PBS should have been in the forefront to criticise and oppose the "929 Declaration" for it involves a tectonic shift in the Malaysian nation-building process, going against the 1957 Merdeka Constitution and "social contract" reached by the major communities and reaffirmed by the peoples of Sabah and Sarawak in the 1963 Malaysia Agreement that Malaysia is a democratic, secular, multi-religious, tolerant and progressive nation with Islam as the official religion but Malaysia is not an Islamic State.  

PBS had used the famous 20 Points to topple the Berjaya Government in 1985 and consolidate its position during the heyday of its power in the state, but why is it so silent when the fundamental basis of the 20 Points undescored by the Cobbold Commission that Malaysia is a secular nation and not an Islamic state came under challenge in the "929 Declaration"?  

Instead of taking a stand to protect and preserve the 1957 Merdeka Constitution and "social contract" and the 1963 Malaysia Agreement by opposing the "929 Declaration",  PBS gave it endorsement by rejoining the Barisan Nasional after the "929 Declaration"!  
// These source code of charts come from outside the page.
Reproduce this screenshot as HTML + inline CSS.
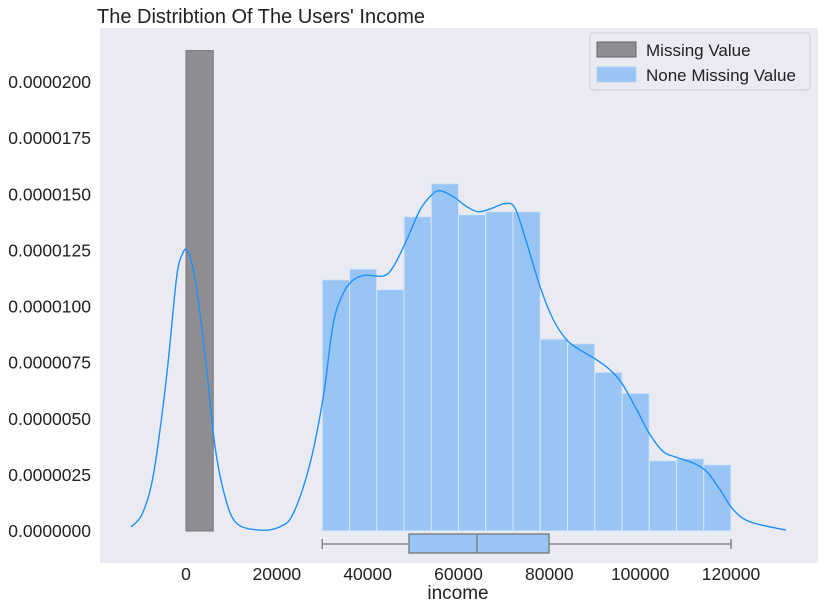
<!DOCTYPE html>
<html><head><meta charset="utf-8"><style>
body{margin:0;background:#fff;width:830px;height:609px;overflow:hidden;font-family:"Liberation Sans",sans-serif}
</style></head><body>
<svg id="chart" width="830" height="609" xmlns="http://www.w3.org/2000/svg">
<text x="97" y="23" font-size="20" fill="#222">The Distribtion Of The Users' Income</text>
<rect x="100" y="28" width="718" height="535" fill="#eaeaf2"/>
<g id="marks"></g>
<g id="axes"></g>
<g>
<rect x="590" y="33" width="220" height="57" rx="3" fill="#eaeaf2" stroke="#ccc"/>
<rect x="597" y="42" width="39" height="15" fill="#8e8e92" stroke="#666"/>
<text x="646" y="56" font-size="17" fill="#222">Missing Value</text>
<rect x="597" y="67" width="39" height="15" fill="#99c5f5" stroke="#aed0f5"/>
<text x="646" y="81" font-size="17" fill="#222">None Missing Value</text>
</g>
<text x="458" y="599" font-size="19" text-anchor="middle" fill="#222">income</text>
</svg>
<script>
const binStart = 30000;
const binWidth = 6000;
const histValues = [1.119,1.167,1.075,1.400,1.547,1.409,1.422,1.422,0.855,0.834,0.707,0.613,0.313,0.322,0.295];
const missingBin = [0, 6000, 2.14];
const kdeX = [-12100,-9760,-7550,-5720,-3890,-2050,-730,290,1610,3080,4550,6390,8590,11160,16300,20700,23630,27300,30230,32430,34640,36840,39410,43440,45640,48590,51520,54110,55930,58860,61800,64370,67300,70280,72480,75050,77960,80900,83850,86790,90460,93400,95970,99270,102200,105140,108080,111750,114680,117620,120550,124200,132100];
const kdeY = [0.018,0.071,0.212,0.45,0.76,1.133,1.237,1.249,1.163,0.97,0.717,0.376,0.153,0.034,0.004,0.019,0.079,0.30,0.598,0.925,1.059,1.118,1.139,1.136,1.177,1.296,1.43,1.497,1.516,1.489,1.445,1.422,1.437,1.459,1.437,1.281,1.088,0.94,0.851,0.806,0.762,0.717,0.658,0.539,0.428,0.353,0.328,0.302,0.264,0.183,0.094,0.041,0.004];
const boxStats = [30000, 49100, 64070, 79930, 120000];
const xTicks = [0,20000,40000,60000,80000,100000,120000];
const yTicks = [0,0.25,0.5,0.75,1.0,1.25,1.5,1.75,2.0];
const yTickLabels = ["0.0000000","0.0000025","0.0000050","0.0000075","0.0000100","0.0000125","0.0000150","0.0000175","0.0000200"];

const NS="http://www.w3.org/2000/svg";
const xs = v => 186 + v/120000*545;
const ys = v => 531 - v/2.0*449;
function mk(tag, attrs, parent){const e=document.createElementNS(NS,tag);for(const k in attrs)e.setAttribute(k,attrs[k]);parent.appendChild(e);return e;}
const marks=document.getElementById('marks'), axes=document.getElementById('axes');

let r=mk('rect',{x:xs(missingBin[0]),y:ys(missingBin[2]),width:xs(missingBin[1])-xs(missingBin[0]),height:ys(0)-ys(missingBin[2]),fill:'#8e8e92',stroke:'#777','stroke-width':1},marks);



histValues.forEach((v,i)=>{
  const x0=xs(binStart+i*binWidth), x1=xs(binStart+(i+1)*binWidth);
  const b=mk('rect',{x:x0,y:ys(v),width:x1-x0,height:ys(0)-ys(v),fill:'#99c5f5',stroke:'#d6e6f8','stroke-width':1},marks);
  
  
});

const P=kdeX.map((x,i)=>[xs(x),ys(kdeY[i])]);
let d='M'+P[0][0].toFixed(1)+' '+P[0][1].toFixed(1);
for(let i=0;i<P.length-1;i++){
  const p0=P[Math.max(0,i-1)],p1=P[i],p2=P[i+1],p3=P[Math.min(P.length-1,i+2)];
  const c1=[p1[0]+(p2[0]-p0[0])/6,p1[1]+(p2[1]-p0[1])/6];
  const c2=[p2[0]-(p3[0]-p1[0])/6,p2[1]-(p3[1]-p1[1])/6];
  d+=' C'+c1[0].toFixed(1)+' '+c1[1].toFixed(1)+' '+c2[0].toFixed(1)+' '+c2[1].toFixed(1)+' '+p2[0].toFixed(1)+' '+p2[1].toFixed(1);
}
const k=mk('path',{d:d,fill:'none',stroke:'#1e90ff','stroke-width':1.4,'stroke-linejoin':'round'},marks);



const by=544;
const wl=mk('line',{x1:xs(boxStats[0]),x2:xs(boxStats[1]),y1:by,y2:by,stroke:'#777','stroke-width':1.3},marks);


const wr=mk('line',{x1:xs(boxStats[3]),x2:xs(boxStats[4]),y1:by,y2:by,stroke:'#777','stroke-width':1.3},marks);


[0,4].forEach(i=>{
  const c=mk('line',{x1:xs(boxStats[i]),x2:xs(boxStats[i]),y1:by-5,y2:by+5,stroke:'#777','stroke-width':1.3},marks);
  
  
});
const bx=mk('rect',{x:xs(boxStats[1]),y:534,width:xs(boxStats[3])-xs(boxStats[1]),height:19,fill:'#99c5f5',stroke:'#777','stroke-width':1.3},marks);


const md=mk('line',{x1:xs(boxStats[2]),x2:xs(boxStats[2]),y1:534,y2:553,stroke:'#777','stroke-width':1.3},marks);



xTicks.forEach(t=>{
  const tx=mk('text',{x:xs(t),y:580,'font-size':17.5,'text-anchor':'middle',fill:'#222'},axes);
  tx.textContent=t;
  
  
});
yTicks.forEach((t,i)=>{
  const ty=mk('text',{x:91,y:ys(t)+6,'font-size':17.5,'text-anchor':'end',fill:'#222'},axes);
  ty.textContent=yTickLabels[i];
  
  
});
</script>
</body></html>
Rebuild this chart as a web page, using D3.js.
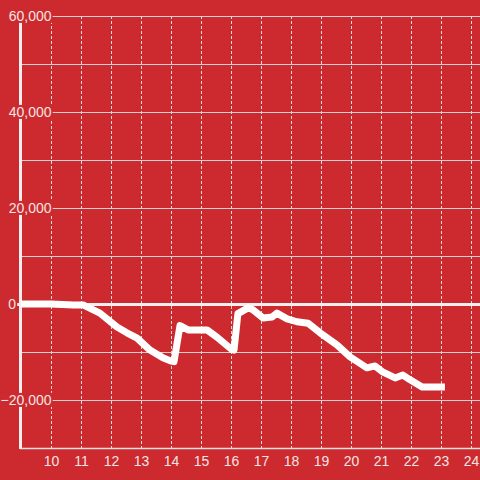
<!DOCTYPE html>
<html><head><meta charset="utf-8">
<script src="https://cdn.jsdelivr.net/npm/d3@7/dist/d3.min.js"></script>
<style>
html,body{margin:0;padding:0;background:#cc2a2f;}
svg{display:block;}
text{font-family:"Liberation Sans",Arial,sans-serif;font-size:14px;fill:#f4e4e4;}
</style></head>
<body><svg id="c" width="480" height="480"></svg>
<script>
const hours = [9,10,10.75,11.07,11.63,12.2,12.53,12.87,13.3,13.73,14.0,14.1,14.3,14.57,15.2,15.53,16.03,16.1,16.23,16.57,16.73,17.07,17.37,17.53,17.87,18.2,18.57,18.97,19.53,19.97,20.53,20.8,21.07,21.47,21.73,21.97,22.37,23.13];
const values = [0,0,-200,-200,-1900,-4800,-6000,-7100,-9600,-11200,-11900,-12000,-4500,-5400,-5400,-6900,-9500,-9600,-2000,-800,-1200,-2900,-2700,-1900,-3100,-3700,-4000,-6000,-8500,-11000,-13300,-12900,-14200,-15400,-14800,-15800,-17300,-17300];
const xTicks = [10,11,12,13,14,15,16,17,18,19,20,21,22,23,24];
const yGrid = [60000,50000,40000,30000,20000,10000,0,-10000,-20000,-30000];
const yLabels = [60000,40000,20000,0,-20000];

const svg = d3.select("#c");
const x = d3.scaleLinear().domain([9, 24.3]).range([21, 480]);
const y = d3.scaleLinear().domain([-30000, 60000]).range([448, 16]);

// vertical dashed gridlines
svg.append("g").selectAll("line").data(xTicks).join("line")
  .attr("x1", d => x(d)+0.5).attr("x2", d => x(d)+0.5)
  .attr("y1", y(60000)).attr("y2", y(-30000))
  .attr("stroke", "#e0dada").attr("stroke-width", 1).attr("stroke-dasharray", "3,2");

// horizontal gridlines
svg.append("g").selectAll("line").data(yGrid.filter(d => d !== 0 && d !== -30000)).join("line")
  .attr("x1", 21).attr("x2", 480)
  .attr("y1", d => Math.round(y(d))+0.5).attr("y2", d => Math.round(y(d))+0.5)
  .attr("stroke", "#d9d0d0").attr("stroke-width", 1);

// bottom axis
svg.append("line").attr("x1", 20).attr("x2", 480)
  .attr("y1", y(-30000)+0.5).attr("y2", y(-30000)+0.5)
  .attr("stroke", "#e8e0e0").attr("stroke-width", 1.5);

// y axis line
svg.append("line").attr("x1", 20.5).attr("x2", 20.5)
  .attr("y1", y(60000)).attr("y2", y(-30000)+1)
  .attr("stroke", "#f4eeee").attr("stroke-width", 3);

// zero line
svg.append("line").attr("x1", 17).attr("x2", 480)
  .attr("y1", y(0)+0.5).attr("y2", y(0)+0.5)
  .attr("stroke", "#f5eeee").attr("stroke-width", 3);

// y labels with background boxes
const fmt = d3.format(",");
const yl = svg.append("g").selectAll("g").data(yLabels).join("g");
yl.each(function(d){
  const g = d3.select(this);
  const t = g.append("text")
    .attr("x", d === 0 ? 16 : 51.5)
    .attr("y", y(d)).attr("dy", "0.35em")
    .attr("text-anchor", "end").text(fmt(d));
  const b = t.node().getBBox();
  g.insert("rect", "text").attr("x", b.x-1).attr("y", b.y+1)
    .attr("width", b.width+2).attr("height", b.height-2).attr("fill", "#cc2a2f");
});

// x tick labels
svg.append("g").selectAll("text").data(xTicks).join("text")
  .attr("x", d => x(d)+0.5).attr("y", 461).attr("dy", "0.35em")
  .attr("text-anchor", "middle").text(d => d);

// data line
const line = d3.line().x((d,i) => x(hours[i])).y(d => y(d));
svg.append("path").datum(values)
  .attr("d", line).attr("fill", "none")
  .attr("stroke", "#ffffff").attr("stroke-width", 7)
  .attr("stroke-linejoin", "round").attr("stroke-linecap", "butt");
</script></body></html>
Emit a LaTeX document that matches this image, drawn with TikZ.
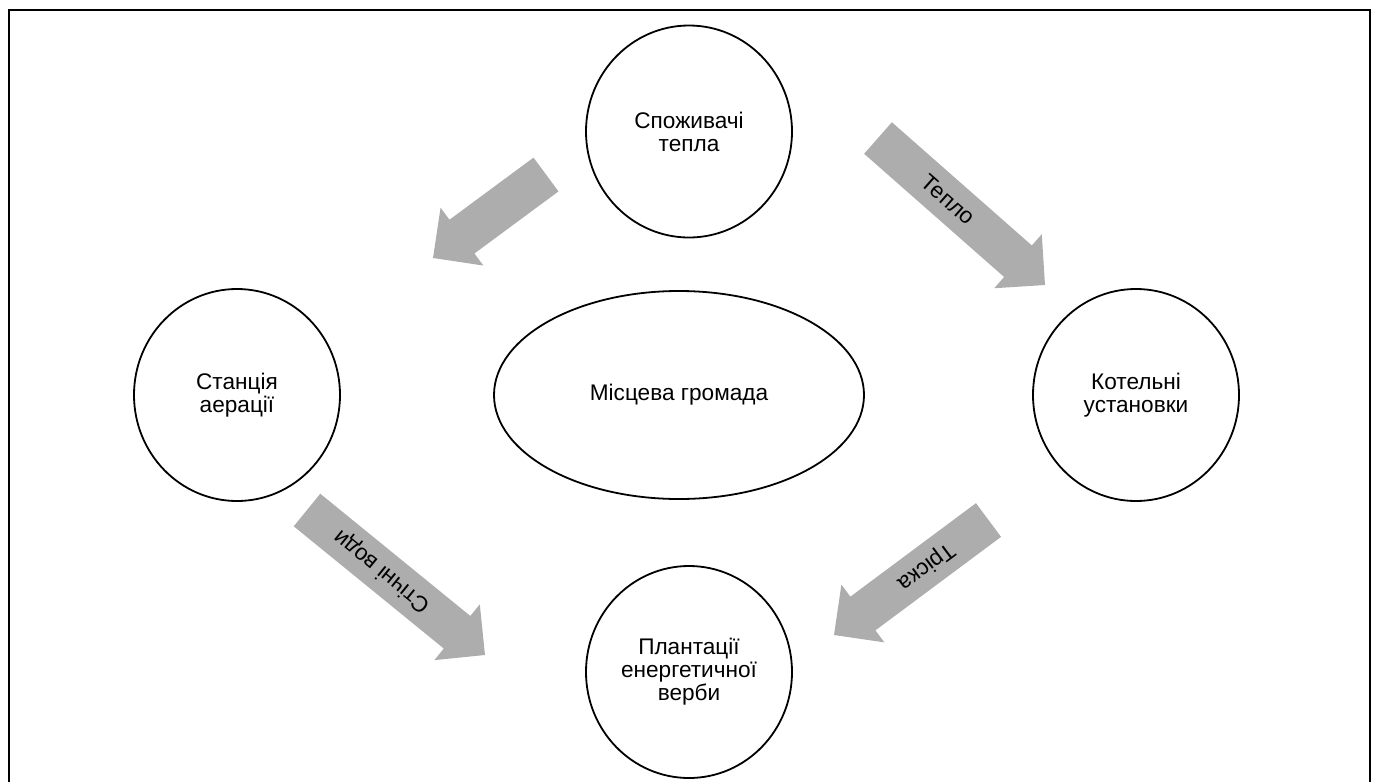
\documentclass[tikz,border=0pt]{standalone}
\usepackage{fontspec}
\setmainfont{Liberation Sans}
\usetikzlibrary{shapes.geometric}
\definecolor{arrowgray}{RGB}{173,173,173}
\tikzset{
  circnode/.style={draw=black, line width=1.8pt, ellipse, minimum width=206pt, minimum height=212pt, inner sep=0pt, align=center, font=\fontsize{22.6}{23}\selectfont},
  ellnode/.style={draw=black, line width=1.8pt, ellipse, minimum width=370pt, minimum height=208pt, inner sep=0pt, align=center, font=\fontsize{22.6}{23}\selectfont},
  arrlabel/.style={inner sep=0pt, font=\fontsize{22.6}{23}\selectfont},
  framelines/.style={draw=black, line width=2pt}
}
\newcommand\blockarr[7]{%
  \pgfmathsetmacro\bdx{#4-#2}%
  \pgfmathsetmacro\bdy{#5-#3}%
  \pgfmathsetmacro\blen{veclen(\bdx,\bdy)}%
  \pgfmathsetmacro\bang{atan2(-\bdy,\bdx)}%
  \pgfmathsetmacro\brot{\bang+#6}%
  \begin{scope}[shift={(#2,#3)},rotate=\bang]
    \fill[arrowgray] (0,21) -- ({\blen-36},21) -- ({\blen-36},36) -- (\blen,0)
      -- ({\blen-36},-36) -- ({\blen-36},-21) -- (0,-21) -- cycle;
    \node[arrlabel, rotate=\brot] (#1) at ({(\blen-36)/2},0) {#7};
  \end{scope}}
\begin{document}
\begin{tikzpicture}[x=1pt,y=-1pt]
  \useasboundingbox (0,0) rectangle (1373,782);
  \coordinate (fbl) at (8.5,782);
  \coordinate (ftl) at (8.5,9.5);
  \coordinate (ftr) at (1369.5,9.5);
  \coordinate (fbr) at (1369.5,782);
  \draw[framelines] (fbl) -- (ftl) -- (ftr) -- (fbr);

  \node[circnode] (consumers) at (689,131.5) {Споживачі\\тепла};
  \node[circnode] (aeration) at (237,395) {Станція\\аерації};
  \node[circnode] (boilers) at (1136,395) {Котельні\\установки};
  \node[circnode] (willow) at (689,672) {Плантації\\енергетичної\\верби};
  \node[ellnode] (community) at (679,395) {Місцева громада};

  \blockarr{lblA}{546}{174.5}{433}{258}{0}{}
  \blockarr{lblB}{878}{138}{1045}{285}{0}{Тепло}
  \blockarr{lblC}{307}{510}{485}{655}{180}{Стічні води}
  \blockarr{lblD}{988.5}{520}{834}{635}{0}{Тріска}
\end{tikzpicture}
\end{document}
DAP will try to fill the political vacuum in Sabah.  The road ahead for the DAP in Sabah is an uphill and difficult one, but the DAP will persevere in our vision for a Sabah and Malaysia where there is justice, freedom, democracy and good governance for all.  

I was asked by a reporter friend earlier today whether there is a political future as Sabahans  have become so "numb" to the isues of justice, freedom and democracy that they now overwhelmingly support the Barisan Nasional, especially with the return of the PBS to the BN fold.  

I want to ask Sabahans with idealism, principles  and conviction not to despair but to come forward to join forces with the DAP to restore Sabah as a citadel for freedom, democracy, justice and good governance for the state and nation and for  the sake of our children and children's children.